Liczba minut młodzieżowców na dwóch najwyższych szczeblach rozgrywkowych jest od siebie w pewnym stopniu zależna. Spadek średniej w Ekstraklasie wiąże się najczęściej ze wzrostem w 1. Lidze i na odwrót. Wniosek? „Pula” zawodników regularnie występujących na tych poziomach globalnie się nie zwiększyła.

W 2. Lidze na boisku musi przebywać co najmniej dwóch Polaków z kategorii U-21, zatem z góry wiadomo, że rozegrają oni przynajmniej 18,2% minut wszystkich piłkarzy.
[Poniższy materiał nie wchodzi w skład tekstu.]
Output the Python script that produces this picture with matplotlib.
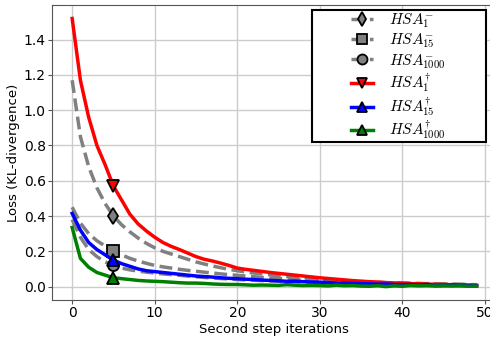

W porównaniu do wyższych lig, tutaj nieco zacierają się różnice między częstotliwością gry wiosną i jesienią, a najwyższe wartości liczby minut rozegranych przez młodzieżowców przypadają na sezony 2022/23 i 2023/24. Obie te kwestie można wiązać z obecnością w lidze rezerw drużyn z Ekstraklasy bądź 1. Ligi. Ogrywanie w nich młodzieży jest najczęściej niezależne od rundy i sytuacji w tabeli, a w dwóch wymienionych sezonach w 2. Lidze występowały aż trzy takie zespoły: Lech II Poznań, Zagłębie II Lubin (w obu przypadkach) oraz Śląsk II Wrocław (2022/23) i ŁKS II Łódź (2023/24). 

Jak przy każdej tego typu analizie, warto odnieść dane z rodzimej ligi do rozgrywek uznanych za benchmarkowe. I tak, w sezonie 2023/24 w osiemnastu ekstraklasowych drużynach zagrało 106 młodzieżowców (wówczas Polaków z roczników 2002-09). To 5,89 zawodnika wpisującego się w definicję młodzieżowca na zespół. Dla porównania w Czechach było to 5,13 zawodnika, w Austrii 4,5, zaś w Szwajcarii – 4. W rundzie jesiennej trwającego sezonu Polska ponownie była pod tym względem lepsza od wymienionych krajów (4,56 młodzieżowca na zespół w Ekstraklasie, 4,38 w Czechach, 4,33 w Austrii i 3,92 w Szwajcarii).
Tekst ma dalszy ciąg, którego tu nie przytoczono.